Glen nodded, the pieces clicking into place. "The Wanderer doesn’t want to destroy Johannesburg. He wants to replace it. Turn the city into a permanent fracture, a place where The Lost can walk through without needing a host, without needing a Red Gate, without needing anything but the Bloom itself."
"And the dead," Isla said, her voice tight. "The fuel. The bridge. He needs fuel."
Glen looked down at the canvas bag against his chest. The Prism pulsed, cold and hungry. The void fragment in his core whispered back.
"He’s not building a weapon," Glen said. "He’s building a door. And the city is the key"

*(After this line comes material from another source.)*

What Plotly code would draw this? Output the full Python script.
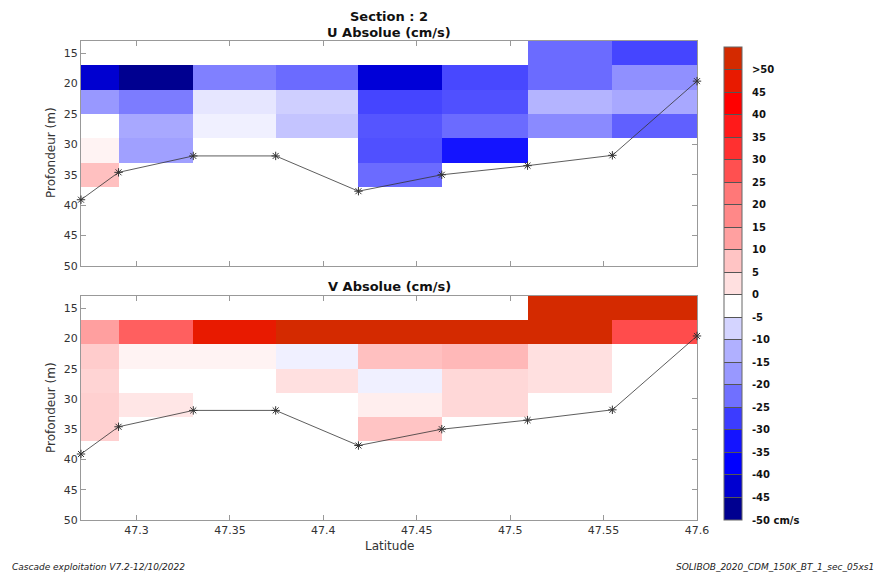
import plotly.graph_objects as go

# Station latitudes (cell edges along the section) and sounded bottom depth
lat_stations = [47.2703, 47.2904, 47.3304, 47.3745, 47.4188, 47.4634, 47.5093, 47.5547, 47.6000]
bottom_depth = [39.1, 34.6, 31.9, 31.9, 37.7, 35.0, 33.5, 31.8, 19.6]

# Depth bin edges (m)
depth_edges = [13, 17, 21, 25, 29, 33, 37]

nan = None
# Absolute current components (cm/s), one row per depth bin, one column per station interval
u_abs = [
    [nan, nan, nan, nan, nan, nan, -23.0, -26.6],
    [-42.5, -47.5, -20.5, -23.0, -41.7, -26.3, -23.0, -18.5],
    [-17.5, -21.0, -5.4, -8.2, -26.6, -25.6, -12.0, -14.2],
    [-2.5, -14.2, -4.2, -9.7, -25.1, -23.0, -19.3, -24.0],
    [-0.6, -15.8, nan, nan, -25.6, -32.5, nan, nan],
    [8.0, nan, nan, nan, -23.0, nan, nan, nan],
]
v_abs = [
    [nan, nan, nan, nan, nan, nan, 53.0, 53.0],
    [12.7, 25.6, 47.5, 52.5, 52.5, 52.5, 52.5, 28.2],
    [6.1, -0.6, -0.6, -4.2, 8.1, 9.2, 2.5, -2.5],
    [4.6, -2.5, -2.5, 2.5, -4.2, 3.9, 2.5, -2.5],
    [5.4, 1.5, nan, nan, 0.2, 3.9, nan, nan],
    [5.4, nan, nan, nan, 7.5, nan, nan, nan],
]

# Colour classes of 5 cm/s from -50 to >50
class_lower = list(range(-50, 55, 5))
class_colors = [
    "#000090", "#0000D0", "#0000FF", "#1414FF", "#3C3CFF", "#7070FF", "#9898FF",
    "#B0B0FF", "#D4D4FF", "#FFFFFF", "#FFE0E0", "#FFC4C4", "#FFA0A0", "#FF8888",
    "#FF7878", "#FF5050", "#FF3030", "#FF1A1A", "#FF0000", "#E81A00", "#D42A00",
]
tick_vals = class_lower
pad = "\u00a0\u00a0"
tick_text = [pad + "-50 cm/s"] + [pad + str(v) for v in class_lower[1:-1]] + [pad + ">50"]

zmin, zmax = -50, 55
n = len(class_colors)

# smooth palette for the cells (anchored at class centres)
smooth_scale = [[0.0, class_colors[0]]]
for i, c in enumerate(class_colors):
    smooth_scale.append([(i + 0.5) / n, c])
smooth_scale.append([1.0, class_colors[-1]])

# stepped palette for the colour bar
step_scale = []
for i, c in enumerate(class_colors):
    step_scale.append([i / n, c])
    step_scale.append([(i + 1) / n, c])

fig = go.Figure()

panels = [("x", "y", u_abs), ("x2", "y2", v_abs)]
for xa, ya, z in panels:
    fig.add_trace(go.Heatmap(
        x=lat_stations, y=depth_edges, z=z,
        colorscale=smooth_scale, zmin=zmin, zmax=zmax,
        showscale=False, xaxis=xa, yaxis=ya, hoverongaps=False,
    ))
    fig.add_trace(go.Scatter(
        x=lat_stations, y=bottom_depth, mode="lines+markers",
        line=dict(color="#333333", width=0.8),
        marker=dict(symbol="asterisk-open", size=7, line=dict(color="#333333", width=1)),
        xaxis=xa, yaxis=ya, showlegend=False, cliponaxis=False,
    ))

# colour bar carrier
fig.add_trace(go.Scatter(
    x=[None], y=[None], mode="markers", xaxis="x", yaxis="y", showlegend=False,
    marker=dict(
        color=[0], cmin=zmin, cmax=zmax, colorscale=step_scale, showscale=True,
        colorbar=dict(
            x=724 / 882, xanchor="left", xpad=0, ypad=0,
            y=1 - 283.5 / 576, yanchor="middle",
            lenmode="pixels", len=473, thicknessmode="pixels", thickness=18,
            tickvals=tick_vals, ticktext=tick_text,
            ticks="inside", ticklen=18, tickcolor="#555555", tickwidth=1,
            outlinecolor="#666666", outlinewidth=1,
            tickfont=dict(family="DejaVu Sans", size=10, color="#111111", weight="bold"),
        ),
    ),
))

x_dom = [81 / 882, 697 / 882]
axis_common = dict(
    showline=True, linecolor="#999999", linewidth=1, mirror="ticks",
    ticks="inside", ticklen=5, tickcolor="#999999", showgrid=False, zeroline=False,
    layer="below traces", tickfont=dict(family="DejaVu Sans", size=11, color="#333333"),
)
x_common = dict(axis_common, range=[47.2703, 47.6], tickvals=[47.3, 47.35, 47.4, 47.45, 47.5, 47.55, 47.6],
                ticktext=["47.3", "47.35", "47.4", "47.45", "47.5", "47.55", "47.6"])
y_common = dict(axis_common, range=[50, 13], tickvals=[15, 20, 25, 30, 35, 40, 45, 50])

fig.update_layout(
    width=882, height=576, margin=dict(l=0, r=0, t=0, b=0, autoexpand=False),
    paper_bgcolor="white", plot_bgcolor="white", showlegend=False,
    xaxis=dict(x_common, domain=x_dom, anchor="y", showticklabels=False),
    yaxis=dict(y_common, domain=[1 - 266 / 576, 1 - 41 / 576], anchor="x"),
    xaxis2=dict(x_common, domain=x_dom, anchor="y2"),
    yaxis2=dict(y_common, domain=[1 - 520 / 576, 1 - 296 / 576], anchor="x2"),
)

title_font = dict(family="DejaVu Sans", size=13, color="#111111", weight="bold")
label_font = dict(family="DejaVu Sans", size=12, color="#333333")
foot_font = dict(family="DejaVu Sans", size=9, color="#222222", style="italic")
xc = (81 + 697) / 2 / 882
annots = [
    dict(text="Section : 2", x=xc, y=1 - 17 / 576, font=title_font),
    dict(text="U Absolue (cm/s)", x=xc, y=1 - 32 / 576, font=title_font),
    dict(text="V Absolue (cm/s)", x=xc, y=1 - 286 / 576, font=title_font),
    dict(text="Latitude", x=xc, y=1 - 546 / 576, font=label_font),
    dict(text="Profondeur (m)", x=51 / 882, y=1 - 153 / 576, font=label_font, textangle=-90),
    dict(text="Profondeur (m)", x=51 / 882, y=1 - 408 / 576, font=label_font, textangle=-90),
    dict(text="Cascade exploitation V7.2-12/10/2022", x=10 / 882, y=1 - 567 / 576,
         xanchor="left", font=foot_font),
    dict(text="SOLIBOB_2020_CDM_150K_BT_1_sec_05xs1", x=876 / 882, y=1 - 567 / 576,
         xanchor="right", font=foot_font),
]
for a in annots:
    a.setdefault("xanchor", "center")
    fig.add_annotation(xref="paper", yref="paper", showarrow=False, yanchor="middle", **a)

fig.write_html("out.html")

The tunnel stretched ahead, dark and patient, leading toward the anchor point where the roots converged. The Wanderer had planned this from the beginning. Every death, every conversion, every stolen face had been a step toward this moment. The city was the frame. The cores were the fuel. That was what he had come to after racking his brains, wherther it was true would be confirmed by the demon itself.
And if it was then said plans would be broken. Gardens will be burned. And keys, well they maybeturned in either direction.
Glen gripped his sword and started walking again. The operatives fell in behind him, silent and ready. Isla matched his pace, her shoulder brushing his, her presence warm and real and grounding. Caleb’s gravity focus hummed to life, scanning the tunnel ahead for structural weaknesses. Fraser’s burned hands sparked with the last embers of his fire, ready to light the dark.
They moved toward the anchor, toward the convergence, toward the Wanderer and his garden of ash. And Glen carried the Prism against his chest, the void fragment in his core, and the dawning understanding that the only way to stop a door from opening was to destroy the key.
Or to turn it the other way.
The tunnel ended ahead, opening into a cavern where the root network converged, where the corruption was thickest, where the Wanderer waited with his patience of centuries.
Glen walked into the dark, and the dark walked with him.